Senate bill 431, authored by Mike McGuire (D – Sonoma), died in the assembly appropriations committee last week. No reason was given, but the primary opposition came from the lobbying front organisation used by AT&T, T-Mobile and Verizon, with cable industry lobbyists close behind. The bill would have directed the CPUC to require 72-hour power backup capability at cell sites, where feasible. It also included relatively trivial back up power obligations for wireline companies, which were the remnants of tougher rules that displeased telco and cable lobbyists.
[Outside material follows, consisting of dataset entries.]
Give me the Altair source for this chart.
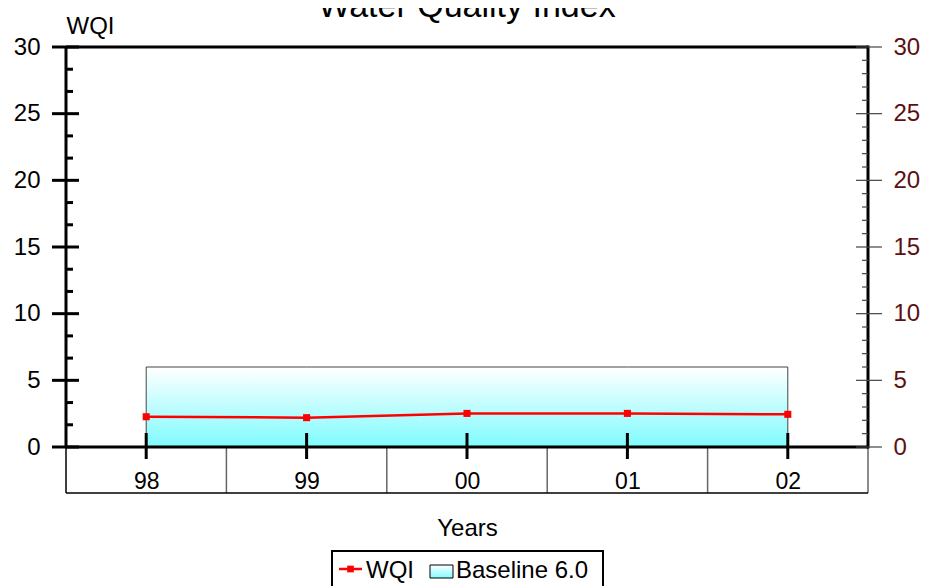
import altair as alt
import pandas as pd

years = ["98", "99", "00", "01", "02"]
wqi = [2.27, 2.2, 2.52, 2.52, 2.45]
baseline = [6.0, 6.0, 6.0, 6.0, 6.0]
major_ticks = [0, 5, 10, 15, 20, 25, 30]
left_minor = [k * 5 / 3 for k in range(19) if k % 3 != 0]
right_minor = [k for k in range(31) if k % 5 != 0]

FONT = "Liberation Sans"
W, H = 802, 400
HALF = W / len(years) / 2
RED = "#ff0000"
RLAB = "#5c1010"

df = pd.DataFrame({"year": years, "wqi": wqi, "base": baseline})
df_major = pd.DataFrame({"v": major_ticks})
df_lminor = pd.DataFrame({"v": left_minor})
df_rminor = pd.DataFrame({"v": right_minor})
df_sep = pd.DataFrame({"year": years[1:]})

xscale = alt.Scale(type="point", padding=0.5, domain=years)
yscale = alt.Scale(domain=[0, 30], nice=False, zero=True)

x_axis = alt.Axis(
    domain=False, ticks=False, tickSize=0, grid=False,
    labelFont=FONT, labelFontSize=23, labelColor="black",
    labelBaseline="alphabetic", labelPadding=41, labelAngle=0,
    title="Years", titleFont=FONT, titleFontSize=24, titleFontWeight="normal",
    titleColor="black", titleY=88, titleBaseline="alphabetic",
)
left_axis = alt.Axis(
    values=major_ticks, domain=False, ticks=False, tickSize=0, grid=False,
    labelFont=FONT, labelFontSize=24, labelColor="black", labelPadding=26,
    title="WQI", titleFont=FONT, titleFontSize=24, titleFontWeight="normal",
    titleColor="black", titleAngle=0, titleX=0, titleY=-14,
    titleAlign="left", titleBaseline="alphabetic",
)
right_axis = alt.Axis(
    orient="right", values=major_ticks, domain=False, ticks=False, tickSize=0,
    grid=False, labelFont=FONT, labelFontSize=24, labelColor=RLAB,
    labelPadding=25, title=None,
)

X = alt.X("year:N", sort=years, scale=xscale, axis=x_axis)

grad = alt.LinearGradient(
    gradient="linear",
    stops=[alt.GradientStop(color="#ffffff", offset=0),
           alt.GradientStop(color="#7ffbff", offset=1)],
    x1=0, x2=0, y1=0, y2=1,
)

area = alt.Chart(df).mark_area(
    fill=grad, stroke="#444444", strokeWidth=1
).encode(
    x=X,
    y=alt.Y("base:Q", scale=yscale, axis=left_axis),
)

# category table below the axis
seps = alt.Chart(df_sep).mark_rule(stroke="#666666", strokeWidth=1.5, xOffset=-HALF).encode(
    x=alt.X("year:N", sort=years, scale=xscale, axis=x_axis),
    y=alt.value(H), y2=alt.value(H + 46),
)
one = pd.DataFrame({"a": [0]})
table_left = alt.Chart(one).mark_rule(stroke="black", strokeWidth=1.5).encode(
    x=alt.value(0), y=alt.value(H), y2=alt.value(H + 46))
table_right = alt.Chart(one).mark_rule(stroke="#666666", strokeWidth=1.5).encode(
    x=alt.value(W), y=alt.value(H), y2=alt.value(H + 46))
table_bottom = alt.Chart(one).mark_rule(stroke="black", strokeWidth=1.5).encode(
    x=alt.value(0), x2=alt.value(W), y=alt.value(H + 46))

# axis lines
left_line = alt.Chart(one).mark_rule(stroke="black", strokeWidth=3).encode(
    x=alt.value(0), y=alt.value(0), y2=alt.value(H))
right_line = alt.Chart(one).mark_rule(stroke="black", strokeWidth=3).encode(
    x=alt.value(W), y=alt.value(-1.5), y2=alt.value(H + 1.5))
top_line = alt.Chart(one).mark_rule(stroke="black", strokeWidth=3).encode(
    x=alt.value(0), x2=alt.value(W), y=alt.value(0))
bottom_line = alt.Chart(one).mark_rule(stroke="black", strokeWidth=3).encode(
    x=alt.value(0), x2=alt.value(W), y=alt.value(H))

# left ticks
left_major = alt.Chart(df_major).mark_rule(stroke="black", strokeWidth=3).encode(
    x=alt.value(-14), x2=alt.value(13),
    y=alt.Y("v:Q", scale=yscale, axis=left_axis))
left_min = alt.Chart(df_lminor).mark_rule(stroke="black", strokeWidth=3).encode(
    x=alt.value(0), x2=alt.value(7),
    y=alt.Y("v:Q", scale=yscale, axis=left_axis))

# category ticks
cat_ticks = alt.Chart(df).mark_rule(stroke="black", strokeWidth=3).encode(
    x=X, y=alt.value(386), y2=alt.value(412))

line = alt.Chart(df).mark_line(
    color=RED, strokeWidth=2.5,
    point=alt.OverlayMarkDef(shape="square", size=50, filled=True, color=RED),
).encode(
    x=X,
    y=alt.Y("wqi:Q", scale=yscale, axis=left_axis),
)

# right axis ticks (with their own axis on the right)
right_major = alt.Chart(df_major).mark_rule(stroke="#444444", strokeWidth=1.2).encode(
    x=alt.value(W - 12), x2=alt.value(W + 14),
    y=alt.Y("v:Q", scale=yscale, axis=right_axis))
right_min = alt.Chart(df_rminor).mark_rule(stroke="#444444", strokeWidth=1.2).encode(
    x=alt.value(W - 6), x2=alt.value(W),
    y=alt.Y("v:Q", scale=yscale, axis=right_axis))

# title
title = alt.Chart(pd.DataFrame({"t": ["Water Quality Index"]})).mark_text(
    font=FONT, fontSize=34, color="black", align="center", baseline="alphabetic"
).encode(text="t:N", x=alt.value(W / 2), y=alt.value(-30))

# legend
leg_box = alt.Chart(one).mark_rect(fill="white", stroke="black", strokeWidth=2).encode(
    x=alt.value(266), x2=alt.value(537), y=alt.value(504), y2=alt.value(560))
leg_line = alt.Chart(one).mark_rule(stroke=RED, strokeWidth=2.5).encode(
    x=alt.value(273), x2=alt.value(296), y=alt.value(522))
leg_pt = alt.Chart(one).mark_point(shape="square", size=45, filled=True, color=RED, opacity=1).encode(
    x=alt.value(284.5), y=alt.value(522))
leg_swatch = alt.Chart(one).mark_rect(fill=grad, stroke="black", strokeWidth=1).encode(
    x=alt.value(364), x2=alt.value(387), y=alt.value(518), y2=alt.value(531))
leg_text = alt.Chart(pd.DataFrame({"t": ["WQI", "Baseline 6.0"], "px": [300, 390]})).mark_text(
    font=FONT, fontSize=24, color="black", align="left", baseline="alphabetic"
).encode(text="t:N", x=alt.X("px:Q", scale=None), y=alt.value(531))

main = alt.layer(
    area, seps, table_left, table_right, table_bottom,
    left_line, right_line, top_line, bottom_line,
    left_major, left_min, cat_ticks, line,
    title, leg_box, leg_line, leg_pt, leg_swatch, leg_text,
)
right = alt.layer(right_major, right_min)

chart = alt.layer(main, right).resolve_scale(y="independent").properties(
    width=W, height=H,
    autosize=alt.AutoSizeParams(type="none"),
    padding={"left": 58, "top": 39, "right": 56, "bottom": 139},
    background="white",
).configure_view(stroke=None)

chart.save("out.html", embed_options={"renderer": "svg", "actions": False})
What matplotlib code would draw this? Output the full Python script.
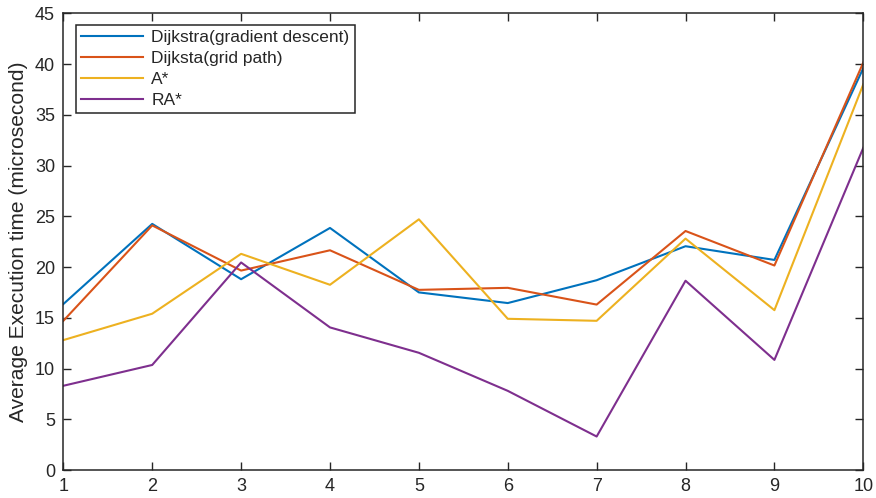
import matplotlib
matplotlib.use("Agg")
import matplotlib.pyplot as plt

x = [1, 2, 3, 4, 5, 6, 7, 8, 9, 10]
dijkstra_gd = [16.35, 24.25, 18.8, 23.85, 17.5, 16.45, 18.7, 22.05, 20.7, 39.6]
dijkstra_grid = [14.7, 24.1, 19.65, 21.65, 17.75, 17.95, 16.3, 23.55, 20.15, 40.15]
a_star = [12.8, 15.4, 21.3, 18.25, 24.7, 14.9, 14.7, 22.8, 15.75, 38.0]
ra_star = [8.3, 10.35, 20.45, 14.05, 11.55, 7.8, 3.3, 18.65, 10.85, 31.75]

labels = ["Dijkstra(gradient descent)", "Dijksta(grid path)", "A*", "RA*"]
colors = ["#0072BD", "#D95319", "#EDB120", "#7E2F8E"]
yticks = [0, 5, 10, 15, 20, 25, 30, 35, 40, 45]

plt.rcParams['font.family'] = ['Liberation Sans', 'DejaVu Sans']
fig = plt.figure(figsize=(8.76, 4.98), dpi=100)
ax = fig.add_axes([0.0723, 0.0562, 0.9132, 0.9171])

for series, lab, c in zip([dijkstra_gd, dijkstra_grid, a_star, ra_star], labels, colors):
    ax.plot(x, series, color=c, lw=1.5, label=lab)

ax.set_xlim(1, 10)
ax.set_ylim(0, 45)
ax.set_xticks(x)
ax.set_yticks(yticks)
axc = "#262626"
for s in ax.spines.values():
    s.set_color(axc)
    s.set_linewidth(1.1)
ax.tick_params(direction='in', length=6, width=1.0, color=axc, labelcolor=axc,
               labelsize=13, top=True, right=True, pad=6)
ax.set_ylabel("Average Execution time (microsecond)", fontsize=15.1, color=axc, labelpad=5)

leg = ax.legend(loc='upper left', bbox_to_anchor=(0.0155, 0.975), fontsize=12.5,
                fancybox=False, framealpha=1, edgecolor=axc, handlelength=3.6,
                borderpad=0.3, labelspacing=0.33, handletextpad=0.45, borderaxespad=0)
leg.get_frame().set_linewidth(1.1)
for t in leg.get_texts():
    t.set_color(axc)

fig.savefig("out.png", dpi=100)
Although specific statutory authority is always useful to state agencies, the CPUC didn’t wait for it. Under its new resiliency rules, wireless companies – mobile carriers particularly, but perhaps also others – have to maintain 72 hours of backup power and provide customers with “the ability to receive emergency alerts and notification” during disasters and power cuts, including ”basic Internet browsing”.
Verizon, AT&T, T-Mobile and their lobbyists appealed that decision last week, asking the CPUC to reconsider it. They claim, as they have all along, that mandatory state disaster readiness rules are “preempted by federal law”…
Congress gave the FCC – not this Commission – jurisdiction over decisions about how, where, and for what duration wireless services are provided. The Decision impinges on the FCC’s exclusive domain.
That exclusive domain includes pretty much everything having to do with mobile networks, the carriers argue. They also claim that because broadband is an “information” service, per the FCC’s network neutrality ruling, the CPUC has no authority over it, either. That’s very much in dispute, though – the California legislature took the position that since it’s not a “telecommunications” service, it’s in their domain and not the FCC’s.
That question is now in the hands of a federal judge in Sacramento. The CPUC’s authority to impose emergency preparedness requirements on telecoms companies is also likely to be decided by in a federal court. There’s little chance that the CPUC will grant the mobile industry’s “application for rehearing”, but filing it is the first procedural step on the path to a legal challenge.